Police restrict reporters activity on scene
Linda Gibbons is in custody once again after her latest challenge of the Ontario government’s “bubble zone” court injunction shielding certain abortion centres from pro-life activities.
Gibbons was handcuffed and dragged to a waiting police cruiser by three police officers and a sheriff the morning of Feb. 13 after pacing back and forth with a placard reading, “Why mom? When I have so much love to give” outside the Scott Clinic abortuary on Gerrard Street East in downtown Toronto. The site is shielded by a 60-foot zone within which pro-life activity is prohibited. Demonstrating with her at the time was Milton, Ont. evangelist Rev. Ken Campbell, who was not arrested.

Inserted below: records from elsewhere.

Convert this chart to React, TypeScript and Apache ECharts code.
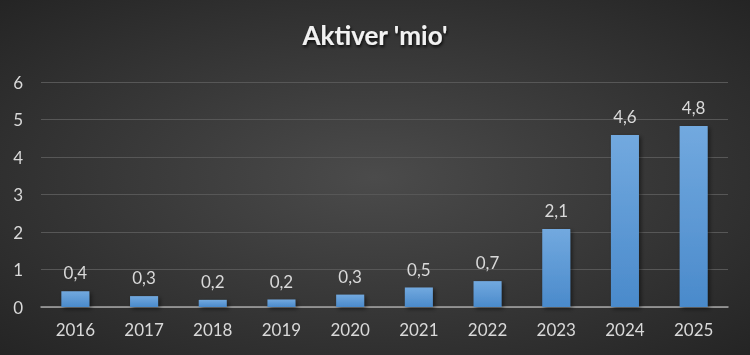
import React, { useEffect, useRef } from "react";
import * as echarts from "echarts";

const categories = ["2016", "2017", "2018", "2019", "2020", "2021", "2022", "2023", "2024", "2025"];
const values = [0.42, 0.29, 0.19, 0.2, 0.33, 0.52, 0.69, 2.08, 4.59, 4.83];
const titleText = "Aktiver 'mio'";

export default function App() {
  const ref = useRef<HTMLDivElement>(null);
  useEffect(() => {
    const chart = echarts.init(ref.current!, null, { renderer: "svg" });
    chart.setOption({
      animation: false,
      backgroundColor: {
        type: "radial", x: 0.5, y: 0.5, r: 0.75,
        colorStops: [
          { offset: 0, color: "#4b4b4b" },
          { offset: 1, color: "#222222" },
        ],
      },
      title: {
        text: titleText,
        left: "center",
        top: 17,
        textStyle: {
          color: "#f2f2f2",
          fontSize: 26,
          fontWeight: "bold",
          fontFamily: "Lato",
          textShadowColor: "rgba(0,0,0,0.8)",
          textShadowBlur: 3,
          textShadowOffsetX: 1,
          textShadowOffsetY: 2,
        },
      },
      grid: { left: 41, right: 22, top: 82, bottom: 48 },
      xAxis: {
        type: "category",
        data: categories,
        axisLine: { lineStyle: { color: "#a6a6a6", width: 1.5 } },
        axisTick: { show: false },
        axisLabel: { color: "#d9d9d9", fontSize: 17, fontFamily: "Lato", margin: 14 },
      },
      yAxis: {
        type: "value",
        min: 0,
        max: 6,
        interval: 1,
        axisLine: { show: false },
        axisTick: { show: false },
        axisLabel: { color: "#d9d9d9", fontSize: 17, fontFamily: "Lato", margin: 18 },
        splitLine: { lineStyle: { color: "#575757", width: 1.2 } },
      },
      series: [
        {
          type: "bar",
          data: values,
          barWidth: 28,
          itemStyle: {
            color: {
              type: "linear", x: 0, y: 0, x2: 0, y2: 1,
              colorStops: [
                { offset: 0, color: "#72a9df" },
                { offset: 1, color: "#4a8acb" },
              ],
            },
            shadowColor: "rgba(0,0,0,0.5)",
            shadowBlur: 4,
            shadowOffsetX: 2,
            shadowOffsetY: 2,
          },
          label: {
            show: true,
            position: "top",
            distance: 10,
            color: "#d9d9d9",
            fontSize: 17,
            fontFamily: "Lato",
            formatter: (p: any) => p.value.toFixed(1).replace(".", ","),
          },
        },
      ],
    });
    return () => chart.dispose();
  }, []);
  return <div ref={ref} style={{ position: "fixed", left: 0, top: 0, width: 750, height: 355 }} />;
}
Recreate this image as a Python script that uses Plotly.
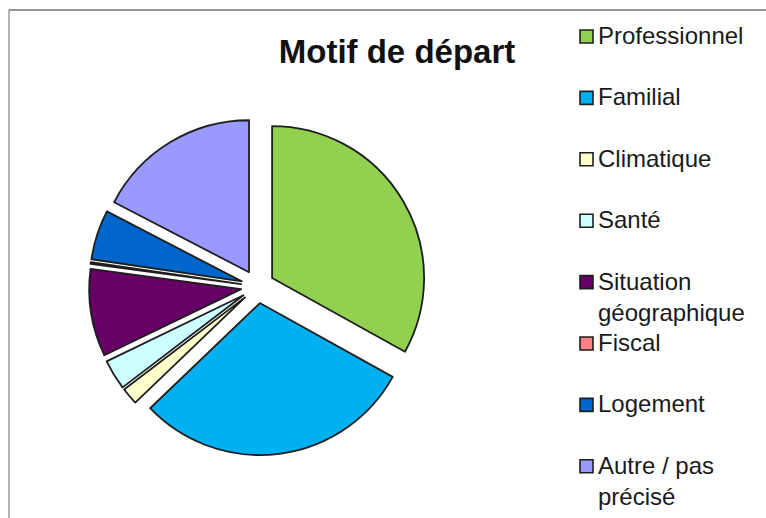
import plotly.graph_objects as go

# ---- data ----
labels = ["Professionnel", "Familial", "Climatique", "Santé",
          "Situation géographique", "Fiscal", "Logement", "Autre / pas précisé"]
legend_text = ["Professionnel", "Familial", "Climatique", "Santé",
               "Situation<br>géographique", "Fiscal", "Logement", "Autre / pas<br>précisé"]
values = [33.1, 29.8, 1.8, 3.2, 9.3, 0.2, 5.3, 17.4]
colors = ["#92D050", "#00B0F0", "#FFFFCC", "#CCFFFF",
          "#660066", "#FF8080", "#0066CC", "#9999FF"]
title_text = "Motif de départ"

W, H = 766, 518

def px(x):
    return x / W

def py(y):
    return 1 - y / H

fig = go.Figure(go.Pie(
    labels=labels,
    values=values,
    sort=False,
    direction="clockwise",
    rotation=0,
    pull=[0.11] * len(values),
    textinfo="none",
    marker=dict(colors=colors, line=dict(color="#1e1e1e", width=1.8)),
    domain=dict(x=[px(89), px(426.4)], y=[py(455.2), py(117.8)]),
    showlegend=False,
))

shapes = []
annotations = []
# frame lines
shapes.append(dict(type="line", xref="paper", yref="paper", x0=px(9), x1=1.0, y0=py(10), y1=py(10),
                   line=dict(color="#707070", width=1.5)))
shapes.append(dict(type="line", xref="paper", yref="paper", x0=px(9), x1=px(9), y0=py(10), y1=0,
                   line=dict(color="#9a9a9a", width=1.5)))

# legend (symbols + text)
step = 61.4
top = 36.5
fs = 24
for i, (t, c) in enumerate(zip(legend_text, colors)):
    yc = top + i * step
    shapes.append(dict(type="rect", xref="paper", yref="paper",
                       x0=px(580), x1=px(593), y0=py(yc - 6.5), y1=py(yc + 6.5),
                       fillcolor=c, line=dict(color="#1e1e1e", width=1.6)))
    annotations.append(dict(text=t, xref="paper", yref="paper", x=px(596), y=py(yc - fs * 0.65 - 1),
                            xanchor="left", yanchor="top", align="left", showarrow=False,
                            font=dict(family="Liberation Sans, Arial, sans-serif", size=fs, color="#1a1a1a")))

fig.update_layout(
    width=W, height=H,
    margin=dict(l=0, r=0, t=0, b=0),
    paper_bgcolor="white",
    plot_bgcolor="white",
    title=dict(text=title_text, x=px(397), y=py(51), xref="paper", yref="container",
               xanchor="center", yanchor="middle",
               font=dict(family="Liberation Sans, Arial, sans-serif", size=33, color="#111111", weight="bold")),
    shapes=shapes,
    annotations=annotations,
)

fig.write_html("out.html", config={"displayModeBar": False},
               post_script="document.body.style.margin='0';")
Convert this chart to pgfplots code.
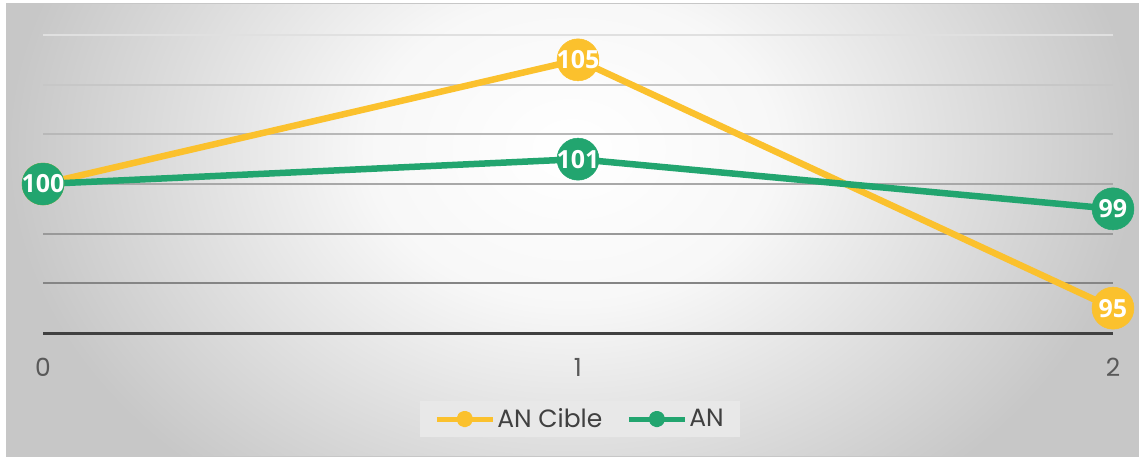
\documentclass[border=0pt]{standalone}
\usepackage{fontspec}
\setmainfont{Poppins}
\newfontfamily\labelfont{Open Sans}
\usepackage{pgfplots}
\pgfplotsset{compat=1.18}
\definecolor{cy}{HTML}{FBC12D}
\definecolor{cg}{HTML}{22A56F}
\definecolor{tickc}{HTML}{595959}
\definecolor{legc}{HTML}{404040}
\pgfdeclareradialshading{bgshade}{\pgfpointorigin}{color(0bp)=(white); color(9bp)=(white!97!black); color(25bp)=(white!78!black); color(50bp)=(white!78!black)}
\begin{document}
\begin{tikzpicture}[x=1pt,y=1pt]
\fill[white] (0,0) rectangle (1142,459);
\begin{scope}
\clip (6,3) rectangle (1138,455);
\shade[shading=bgshade] (6,-120) rectangle (1138,740);
\end{scope}
\draw[white!78!black, line width=1pt] (6,3) rectangle (1138,455);
\begin{axis}[
  at={(43pt,126pt)}, anchor=south west,
  scale only axis, width=1070pt, height=298pt,
  xmin=0, xmax=2, ymin=94, ymax=106,
  axis y line=none, axis x line*=bottom,
  x axis line style={line width=3pt, color=black!75, -},
  xtick={0,1,2}, ytick=\empty, major tick length=0pt,
  xticklabel style={anchor=center, yshift=-34pt, font=\fontsize{25}{28}\selectfont, text=tickc},
  /pgf/number format/assume math mode=true,
  clip=false,
  nodes near coords,
  every node near coord/.append style={anchor=center, text=white, font=\labelfont\bfseries\fontsize{25}{28}\selectfont},
  legend style={at={(0.5019,-0.2886)}, anchor=center, legend columns=2, fill=white!91!black, draw=none,
    font=\fontsize{25}{28}\selectfont, text=legc, inner xsep=14pt, inner ysep=6pt,
    /tikz/every even column/.append style={column sep=22pt}},
  legend cell align=left,
]
\draw[line width=2pt, white!88!black] (axis cs:0,106) -- (axis cs:2,106);
\draw[line width=2pt, white!78!black] (axis cs:0,104) -- (axis cs:2,104);
\draw[line width=2pt, white!72!black] (axis cs:0,102) -- (axis cs:2,102);
\draw[line width=2pt, white!66!black] (axis cs:0,100) -- (axis cs:2,100);
\draw[line width=2pt, white!60!black] (axis cs:0,98) -- (axis cs:2,98);
\draw[line width=2pt, white!52!black] (axis cs:0,96) -- (axis cs:2,96);
\addplot[cy, line width=6.5pt, line join=round, mark=*, mark size=21pt,
  mark options={line width=0.5pt, fill=cy, draw=cy},
  legend image code/.code={\draw[line width=5pt, cy] (0pt,0pt) -- (56pt,0pt); \fill[cy] (28pt,0pt) circle (5pt);}]
  coordinates {(0,100) (1,105) (2,95)};
\addlegendentry{AN Cible}
\addplot[cg, line width=6.5pt, line join=round, mark=*, mark size=21pt,
  mark options={line width=0.5pt, fill=cg, draw=cg},
  legend image code/.code={\draw[line width=5pt, cg] (0pt,0pt) -- (56pt,0pt); \fill[cg] (28pt,0pt) circle (5pt);}]
  coordinates {(0,100) (1,101) (2,99)};
\addlegendentry{AN}
\end{axis}
\pgfresetboundingbox
\useasboundingbox (0,0) rectangle (1142,459);
\end{tikzpicture}
\end{document}
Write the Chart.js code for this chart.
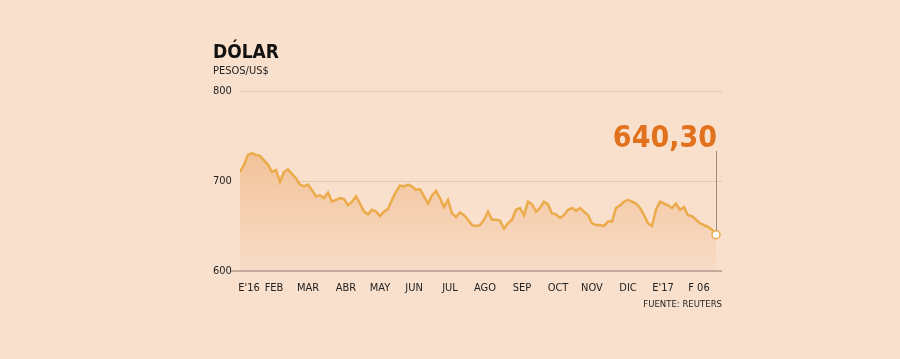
<!DOCTYPE html>
<html>
<head>
<meta charset="utf-8">
<script src="https://cdn.jsdelivr.net/npm/chart.js@4/dist/chart.umd.min.js"></script>
<style>
    body { margin: 0; background: #f9e0cd; font-family: "DejaVu Sans Condensed", "DejaVu Sans", sans-serif; }
    #wrap { position: relative; width: 900px; height: 359px; }
    #chart { position: absolute; left: 0; top: 0; }
    .title { position: absolute; left: 213px; top: 40px; font-size: 19px; font-weight: bold; color: #111; }
    .sub { position: absolute; left: 213px; top: 64px; font-size: 11px; color: #222; }
    .source { position: absolute; right: 178px; top: 298px; font-size: 9.5px; color: #222; }
</style>
</head>
<body>
<div id="wrap">
    <canvas id="chart" width="900" height="359"></canvas>
    <div class="title">DÓLAR</div>
    <div class="sub">PESOS/US$</div>
    <div class="source">FUENTE: REUTERS</div>
</div>
<script>
const dolarValues = [
    710, 718, 729, 731, 729, 728, 723, 718, 710, 712,
    699, 710, 713, 708, 703, 696, 694, 696, 690, 683,
    684, 681, 687, 677, 679, 681, 680, 673, 677, 683,
    675, 666, 663, 668, 666, 661, 666, 669, 679, 688,
    695, 694, 696, 694, 690, 691, 683, 675, 684, 689,
    681, 671, 679, 664, 660, 665, 662, 657, 651, 650,
    651, 657, 666, 657, 657, 656, 647, 653, 657, 668,
    670, 662, 677, 674, 666, 670, 677, 674, 664, 663,
    659, 662, 668, 670, 667, 670, 666, 662, 653, 651,
    651, 650, 655, 655, 670, 673, 677, 679, 677, 675,
    670, 662, 653, 650, 668, 677, 675, 673, 670, 675,
    668, 671, 662, 661, 657, 653, 651, 649, 646, 640.30
];
const monthLabels = ["E'16", 'FEB', 'MAR', 'ABR', 'MAY', 'JUN', 'JUL', 'AGO', 'SEP', 'OCT', 'NOV', 'DIC', "E'17", 'F 06'];
const monthTickPos = [2.25, 8.5, 17, 26.5, 35, 43.5, 52.5, 61.25, 70.5, 79.5, 88, 97, 105.75, 114.75];
const yTicks = [600, 700, 800];

const lastIdx = dolarValues.length - 1;
const lineColor = '#ecab4b';

// eje base, etiqueta con el último valor y la línea vertical
const lastValuePlugin = {
    id: 'lastValue',
    afterDatasetsDraw(chart) {
        const { ctx, scales, chartArea } = chart;
        const baseLine = Math.round(scales.y.getPixelForValue(yTicks[0]));
        ctx.save();
        ctx.strokeStyle = '#c2ab9a';
        ctx.lineWidth = 2;
        ctx.beginPath();
        ctx.moveTo(chartArea.left - 9, baseLine);
        ctx.lineTo(chartArea.right, baseLine);
        ctx.stroke();
        ctx.restore();

        const x = scales.x.getPixelForValue(lastIdx);
        const y = scales.y.getPixelForValue(dolarValues[lastIdx]);
        const baseY = chartArea.top + 56;
        ctx.save();
        ctx.strokeStyle = '#9c8a7e';
        ctx.lineWidth = 1;
        ctx.beginPath();
        ctx.moveTo(x + 0.5, baseY + 4);
        ctx.lineTo(x + 0.5, y - 4);
        ctx.stroke();
        ctx.fillStyle = '#e2711d';
        ctx.font = 'bold 30px "DejaVu Sans Condensed", "DejaVu Sans", sans-serif';
        ctx.textAlign = 'right';
        ctx.textBaseline = 'alphabetic';
        ctx.fillText(dolarValues[lastIdx].toFixed(2).replace('.', ','), x + 1, baseY);
        ctx.restore();
    }
};

const ctx = document.getElementById('chart').getContext('2d');

new Chart(ctx, {
    type: 'line',
    data: {
        datasets: [{
            data: dolarValues.map((v, i) => ({ x: i, y: v })),
            borderColor: lineColor,
            borderWidth: 2.5,
            tension: 0,
            fill: 'start',
            backgroundColor: (c) => {
                const area = c.chart.chartArea;
                if (!area) return '#f3c9a2';
                const g = c.chart.ctx.createLinearGradient(0, area.top + 55, 0, area.bottom);
                g.addColorStop(0, '#f2c197');
                g.addColorStop(1, '#f8dcc7');
                return g;
            },
            pointRadius: (c) => c.dataIndex === lastIdx ? 4 : 0,
            pointBackgroundColor: '#ffffff',
            pointBorderColor: lineColor,
            pointBorderWidth: 1.5,
            pointHoverRadius: 0
        }]
    },
    options: {
        responsive: false,
        animation: false,
        layout: { padding: { left: 213, top: 91, right: 178, bottom: 58 } },
        plugins: { legend: { display: false }, tooltip: { enabled: false } },
        scales: {
            x: {
                type: 'linear',
                min: 0,
                max: 120.5,
                afterBuildTicks: (s) => { s.ticks = monthTickPos.map(v => ({ value: v })); },
                afterFit: (s) => { s.height = 30; },
                grid: { display: false },
                border: { display: false },
                ticks: {
                    autoSkip: false,
                    maxRotation: 0,
                    padding: 3,
                    color: '#222',
                    font: { family: '"DejaVu Sans Condensed", "DejaVu Sans", sans-serif', size: 11 },
                    callback: (v, i) => monthLabels[i]
                }
            },
            y: {
                min: 600,
                max: 800,
                afterBuildTicks: (s) => { s.ticks = yTicks.map(v => ({ value: v })); },
                afterFit: (s) => { s.width = 27; },
                border: { display: false },
                grid: {
                    color: (c) => c.tick && c.tick.value === 600 ? 'rgba(0,0,0,0)' : '#e3c9b5',
                    lineWidth: 1,
                    tickLength: 9,
                    tickColor: 'rgba(0,0,0,0)'
                },
                ticks: {
                    crossAlign: 'far',
                    padding: 2,
                    color: '#222',
                    font: { family: '"DejaVu Sans Condensed", "DejaVu Sans", sans-serif', size: 11 }
                }
            }
        }
    },
    plugins: [lastValuePlugin]
});
</script>
</body>
</html>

Unlike Gibbons’s previous arrest last October, in connection with which she later received a one-day jail sentence and a probationary term, the text of the injunction was not read to her, nor was she warned to leave the area. The apparent reason for this was that she was still under probation, which included a provision that she stay away from three Toronto abortuaries, including the Scott Clinic.
Four other pro-life demonstrators stood across the street from the abortuary, holding placards in support of Gibbons. The entire episode was over in about 20 minutes. At press time, Gibbons remained in custody and the precise nature of charges against her were unclear.
In another instance of apparent police intimidation of the media, the lone reporter on the scene was approached by a police officer on bicycle – later identified as a Sergeant Moyer – who proceeded to warn in a sharp tone that, “Under no circumstances are you to take my picture, you understand?”
The reporter, fearing arrest as more police cruisers appeared on the scene, decided to comply with the demand. Consequently, no photos of the arrest process were taken, since Moyer was one of the arresting officers.
After later being asked for his badge number in order that a complaint against his conduct could be lodged, Moyer responded that he wasn’t in a position to speak to media. However, reminded that he was obliged to reveal his badge number when requested, he finally did so. The reporter is pursuing a formal complaint with the Toronto Police Service.
Three reporters had been arrested and charged with obstructing police in October 1999 while covering a demonstration by Gibbons at the same site. After many months and several thousand dollars in legal fees, the charges were dropped because there was “no reasonable probability of conviction.”
Curiously, on the latest occasion, a number of police cruisers appeared on the scene after Gibbons was arrested and driven away. At that point, sheriff David Usher crossed the street to confront the pro-life demonstrators and warn them about the consequences of stepping within the 60-foot injunction zone.
“If you go in there, we’ll be back and it won’t take long,” he cautioned. He then asked if anyone wanted a written copy of the injunction.
In an exchange between Moyer and Campbell, the policeman noted that, “I hate seeing (Gibbons) go in … We’re all pretty kind people. We sympathize with you … Hopefully, this thing will get resolved … I hardly consider Linda a catch today.”
Campbell remarked afterwards that the observations reminded him of how reluctant some police seem to be to continually arrest a diminutive grandmother for peaceful, pro-life activities.“In the past, police have told me they’re embarrassed about taking Linda in,” he said.